» WRITTEN PROBLEM
Reproduce the listing below in full and without alteration, apart from its pictures.

» GIVEN MATERIAL
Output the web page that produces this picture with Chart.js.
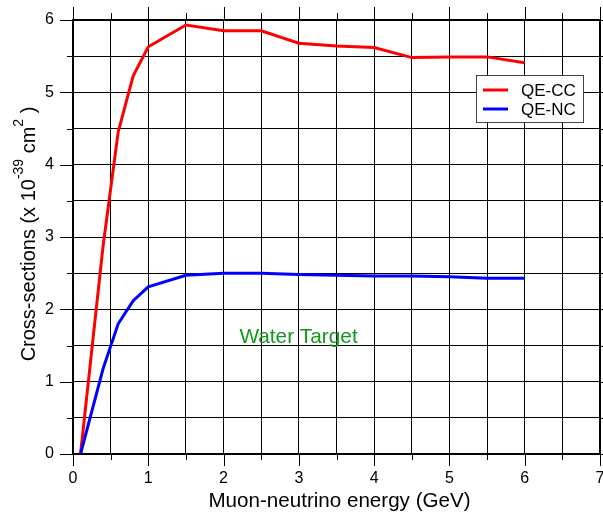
<!DOCTYPE html>
<html>
<head>
<meta charset="utf-8">
<script src="https://cdn.jsdelivr.net/npm/chart.js@4/dist/chart.umd.min.js"></script>
<style>
  html, body { margin: 0; padding: 0; background: #fff; }
  canvas { display: block; }
</style>
</head>
<body>
<canvas id="chart" width="603" height="517"></canvas>
<script>
// Muon-neutrino energy (GeV) sampled for both channels
const energies = [0.1, 0.4, 0.6, 0.8, 1.0, 1.5, 2.0, 2.5, 3.0, 3.5, 4.0, 4.5, 5.0, 5.5, 6.0];
// Quasi-elastic charged-current cross-section (x 10^-39 cm^2)
const qeCC = [0, 2.88, 4.45, 5.23, 5.63, 5.93, 5.85, 5.85, 5.68, 5.64, 5.62, 5.48, 5.49, 5.49, 5.41];
// Quasi-elastic neutral-current cross-section (x 10^-39 cm^2)
const qeNC = [0, 1.18, 1.80, 2.12, 2.31, 2.47, 2.50, 2.50, 2.48, 2.47, 2.46, 2.46, 2.45, 2.43, 2.43];
// Labelled ticks on each axis
const xTickLabels = [0, 1, 2, 3, 4, 5, 6, 7];
const yTickLabels = [0, 1, 2, 3, 4, 5, 6];
const seriesNames = ['QE-CC', 'QE-NC'];
const noteText = 'Water Target';

const FONT = '"Liberation Sans", Arial, Helvetica, sans-serif';

const toPoints = (xs, ys) => xs.map((x, i) => ({ x: x, y: ys[i] }));
const isLabelled = (list, v) => list.some(t => Math.abs(t - v) < 1e-9);

// Frame, inner/outer tick marks, legend box, axis titles and the note
const decorations = {
  id: 'decorations',
  beforeDatasetsDraw(chart) {
    const { ctx, chartArea: a, scales: { x, y } } = chart;
    ctx.save();
    ctx.strokeStyle = '#000';
    ctx.lineWidth = 1;
    ctx.beginPath();
    for (let v = x.min; v <= x.max + 1e-9; v += 0.5) {
      const px = Math.round(x.getPixelForValue(v)) + 0.5;
      const major = isLabelled(xTickLabels, v);
      ctx.moveTo(px, a.top - (major ? 13 : 7)); ctx.lineTo(px, a.top);
      ctx.moveTo(px, a.bottom); ctx.lineTo(px, a.bottom + (major ? 12 : 6));
    }
    for (let v = y.min; v <= y.max + 1e-9; v += 0.5) {
      const py = Math.round(y.getPixelForValue(v)) + 0.5;
      const major = isLabelled(yTickLabels, v);
      ctx.moveTo(a.left - (major ? 13 : 6), py); ctx.lineTo(a.left, py);
      ctx.moveTo(a.right, py); ctx.lineTo(a.right + (major ? 13 : 6), py);
    }
    ctx.stroke();
    ctx.lineWidth = 2;
    ctx.strokeRect(Math.round(a.left), Math.round(a.top),
                   Math.round(a.right - a.left), Math.round(a.bottom - a.top));
    ctx.restore();
  },
  afterDraw(chart) {
    const { ctx, chartArea: a, scales: { x, y } } = chart;
    ctx.save();

    // Legend
    const bx = a.right - 124, by = a.top + 55, bw = 107, bh = 47;
    ctx.fillStyle = '#fff';
    ctx.fillRect(bx, by, bw, bh);
    ctx.strokeStyle = '#444';
    ctx.lineWidth = 1;
    ctx.strokeRect(bx + 0.5, by + 0.5, bw, bh);
    ctx.font = '17px ' + FONT;
    ctx.textBaseline = 'middle';
    ctx.textAlign = 'left';
    chart.data.datasets.forEach((ds, i) => {
      const ly = by + 15 + i * 19;
      ctx.strokeStyle = ds.borderColor;
      ctx.lineWidth = 3;
      ctx.beginPath();
      ctx.moveTo(bx + 7, ly); ctx.lineTo(bx + 32, ly);
      ctx.stroke();
      ctx.fillStyle = '#000';
      ctx.fillText(ds.label, bx + 45, ly + 1);
    });

    // X-axis title
    ctx.fillStyle = '#000';
    ctx.font = '20.6px ' + FONT;
    ctx.textAlign = 'center';
    ctx.textBaseline = 'alphabetic';
    ctx.fillText('Muon-neutrino energy (GeV)', (a.left + a.right) / 2 + 3, a.bottom + 53);

    // Y-axis title with superscripts
    const parts = [
      { t: 'Cross-sections (x 10', s: 20, r: 0 },
      { t: '-39', s: 14, r: 12 },
      { t: ' cm', s: 20, r: 0 },
      { t: '2', s: 14, r: 12 },
      { t: ' )', s: 20, r: 0 }
    ];
    let total = 0;
    parts.forEach(p => { ctx.font = p.s + 'px ' + FONT; p.w = ctx.measureText(p.t).width; total += p.w; });
    ctx.translate(35, (a.top + a.bottom) / 2 - 3);
    ctx.rotate(-Math.PI / 2);
    ctx.textAlign = 'left';
    let cx = -total / 2;
    parts.forEach(p => {
      ctx.font = p.s + 'px ' + FONT;
      ctx.fillText(p.t, cx, -p.r);
      cx += p.w;
    });
    ctx.setTransform(1, 0, 0, 1, 0, 0);

    // Note inside the plot
    ctx.fillStyle = '#14961a';
    ctx.font = '20.8px ' + FONT;
    ctx.textAlign = 'left';
    ctx.textBaseline = 'alphabetic';
    ctx.fillText(noteText, x.getPixelForValue(2.21), y.getPixelForValue(1.54));
    ctx.restore();
  }
};

new Chart(document.getElementById('chart'), {
  type: 'line',
  data: {
    datasets: [
      { label: seriesNames[0], data: toPoints(energies, qeCC), borderColor: '#ff0000',
        borderWidth: 3, pointRadius: 0, tension: 0, fill: false, order: 2 },
      { label: seriesNames[1], data: toPoints(energies, qeNC), borderColor: '#0000ff',
        borderWidth: 3, pointRadius: 0, tension: 0, fill: false, order: 1 }
    ]
  },
  options: {
    responsive: false,
    devicePixelRatio: 1,
    animation: false,
    layout: { padding: { left: 0, top: 20, right: 3, bottom: 0 } },
    plugins: { legend: { display: false }, tooltip: { enabled: false } },
    scales: {
      x: {
        type: 'linear', min: 0, max: 7,
        grid: { color: '#000', lineWidth: 1, drawTicks: false },
        border: { display: false },
        ticks: {
          stepSize: 0.5, autoSkip: false, maxRotation: 0, padding: 15, color: '#000',
          font: { family: FONT, size: 16 },
          callback: v => isLabelled(xTickLabels, v) ? String(v) : ''
        },
        afterFit: s => { s.height = 63; s.paddingLeft = 0; s.paddingRight = 0; }
      },
      y: {
        type: 'linear', min: 0, max: 6,
        grid: { color: '#000', lineWidth: 1, drawTicks: false },
        border: { display: false },
        ticks: {
          stepSize: 0.5, autoSkip: false, padding: 19, color: '#000',
          font: { family: FONT, size: 16 },
          callback: v => isLabelled(yTickLabels, v) ? String(v) : ''
        },
        afterFit: s => { s.width = 73; s.paddingTop = 0; s.paddingBottom = 0; }
      }
    }
  },
  plugins: [decorations]
});
</script>
</body>
</html>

» RESPONSE
Output the web page that produces this picture with Chart.js.
<!DOCTYPE html>
<html>
<head>
<meta charset="utf-8">
<script src="https://cdn.jsdelivr.net/npm/chart.js@4/dist/chart.umd.min.js"></script>
<style>
  html, body { margin: 0; padding: 0; background: #fff; }
  canvas { display: block; }
</style>
</head>
<body>
<canvas id="chart" width="603" height="517"></canvas>
<script>
// Muon-neutrino energy (GeV) sampled for both channels
const energies = [0.1, 0.4, 0.6, 0.8, 1.0, 1.5, 2.0, 2.5, 3.0, 3.5, 4.0, 4.5, 5.0, 5.5, 6.0];
// Quasi-elastic charged-current cross-section (x 10^-39 cm^2)
const qeCC = [0, 2.88, 4.45, 5.23, 5.63, 5.93, 5.85, 5.85, 5.68, 5.64, 5.62, 5.48, 5.49, 5.49, 5.41];
// Quasi-elastic neutral-current cross-section (x 10^-39 cm^2)
const qeNC = [0, 1.18, 1.80, 2.12, 2.31, 2.47, 2.50, 2.50, 2.48, 2.47, 2.46, 2.46, 2.45, 2.43, 2.43];
// Labelled ticks on each axis
const xTickLabels = [0, 1, 2, 3, 4, 5, 6, 7];
const yTickLabels = [0, 1, 2, 3, 4, 5, 6];
const seriesNames = ['QE-CC', 'QE-NC'];
const noteText = 'Water Target';

const FONT = '"Liberation Sans", Arial, Helvetica, sans-serif';

const toPoints = (xs, ys) => xs.map((x, i) => ({ x: x, y: ys[i] }));
const isLabelled = (list, v) => list.some(t => Math.abs(t - v) < 1e-9);

// Frame, inner/outer tick marks, legend box, axis titles and the note
const decorations = {
  id: 'decorations',
  beforeDatasetsDraw(chart) {
    const { ctx, chartArea: a, scales: { x, y } } = chart;
    ctx.save();
    ctx.strokeStyle = '#000';
    ctx.lineWidth = 1;
    ctx.beginPath();
    for (let v = x.min; v <= x.max + 1e-9; v += 0.5) {
      const px = Math.round(x.getPixelForValue(v)) + 0.5;
      const major = isLabelled(xTickLabels, v);
      ctx.moveTo(px, a.top - (major ? 13 : 7)); ctx.lineTo(px, a.top);
      ctx.moveTo(px, a.bottom); ctx.lineTo(px, a.bottom + (major ? 12 : 6));
    }
    for (let v = y.min; v <= y.max + 1e-9; v += 0.5) {
      const py = Math.round(y.getPixelForValue(v)) + 0.5;
      const major = isLabelled(yTickLabels, v);
      ctx.moveTo(a.left - (major ? 13 : 6), py); ctx.lineTo(a.left, py);
      ctx.moveTo(a.right, py); ctx.lineTo(a.right + (major ? 13 : 6), py);
    }
    ctx.stroke();
    ctx.lineWidth = 2;
    ctx.strokeRect(Math.round(a.left), Math.round(a.top),
                   Math.round(a.right - a.left), Math.round(a.bottom - a.top));
    ctx.restore();
  },
  afterDraw(chart) {
    const { ctx, chartArea: a, scales: { x, y } } = chart;
    ctx.save();

    // Legend
    const bx = a.right - 124, by = a.top + 55, bw = 107, bh = 47;
    ctx.fillStyle = '#fff';
    ctx.fillRect(bx, by, bw, bh);
    ctx.strokeStyle = '#444';
    ctx.lineWidth = 1;
    ctx.strokeRect(bx + 0.5, by + 0.5, bw, bh);
    ctx.font = '17px ' + FONT;
    ctx.textBaseline = 'middle';
    ctx.textAlign = 'left';
    chart.data.datasets.forEach((ds, i) => {
      const ly = by + 15 + i * 19;
      ctx.strokeStyle = ds.borderColor;
      ctx.lineWidth = 3;
      ctx.beginPath();
      ctx.moveTo(bx + 7, ly); ctx.lineTo(bx + 32, ly);
      ctx.stroke();
      ctx.fillStyle = '#000';
      ctx.fillText(ds.label, bx + 45, ly + 1);
    });

    // X-axis title
    ctx.fillStyle = '#000';
    ctx.font = '20.6px ' + FONT;
    ctx.textAlign = 'center';
    ctx.textBaseline = 'alphabetic';
    ctx.fillText('Muon-neutrino energy (GeV)', (a.left + a.right) / 2 + 3, a.bottom + 53);

    // Y-axis title with superscripts
    const parts = [
      { t: 'Cross-sections (x 10', s: 20, r: 0 },
      { t: '-39', s: 14, r: 12 },
      { t: ' cm', s: 20, r: 0 },
      { t: '2', s: 14, r: 12 },
      { t: ' )', s: 20, r: 0 }
    ];
    let total = 0;
    parts.forEach(p => { ctx.font = p.s + 'px ' + FONT; p.w = ctx.measureText(p.t).width; total += p.w; });
    ctx.translate(35, (a.top + a.bottom) / 2 - 3);
    ctx.rotate(-Math.PI / 2);
    ctx.textAlign = 'left';
    let cx = -total / 2;
    parts.forEach(p => {
      ctx.font = p.s + 'px ' + FONT;
      ctx.fillText(p.t, cx, -p.r);
      cx += p.w;
    });
    ctx.setTransform(1, 0, 0, 1, 0, 0);

    // Note inside the plot
    ctx.fillStyle = '#14961a';
    ctx.font = '20.8px ' + FONT;
    ctx.textAlign = 'left';
    ctx.textBaseline = 'alphabetic';
    ctx.fillText(noteText, x.getPixelForValue(2.21), y.getPixelForValue(1.54));
    ctx.restore();
  }
};

new Chart(document.getElementById('chart'), {
  type: 'line',
  data: {
    datasets: [
      { label: seriesNames[0], data: toPoints(energies, qeCC), borderColor: '#ff0000',
        borderWidth: 3, pointRadius: 0, tension: 0, fill: false, order: 2 },
      { label: seriesNames[1], data: toPoints(energies, qeNC), borderColor: '#0000ff',
        borderWidth: 3, pointRadius: 0, tension: 0, fill: false, order: 1 }
    ]
  },
  options: {
    responsive: false,
    devicePixelRatio: 1,
    animation: false,
    layout: { padding: { left: 0, top: 20, right: 3, bottom: 0 } },
    plugins: { legend: { display: false }, tooltip: { enabled: false } },
    scales: {
      x: {
        type: 'linear', min: 0, max: 7,
        grid: { color: '#000', lineWidth: 1, drawTicks: false },
        border: { display: false },
        ticks: {
          stepSize: 0.5, autoSkip: false, maxRotation: 0, padding: 15, color: '#000',
          font: { family: FONT, size: 16 },
          callback: v => isLabelled(xTickLabels, v) ? String(v) : ''
        },
        afterFit: s => { s.height = 63; s.paddingLeft = 0; s.paddingRight = 0; }
      },
      y: {
        type: 'linear', min: 0, max: 6,
        grid: { color: '#000', lineWidth: 1, drawTicks: false },
        border: { display: false },
        ticks: {
          stepSize: 0.5, autoSkip: false, padding: 19, color: '#000',
          font: { family: FONT, size: 16 },
          callback: v => isLabelled(yTickLabels, v) ? String(v) : ''
        },
        afterFit: s => { s.width = 73; s.paddingTop = 0; s.paddingBottom = 0; }
      }
    }
  },
  plugins: [decorations]
});
</script>
</body>
</html>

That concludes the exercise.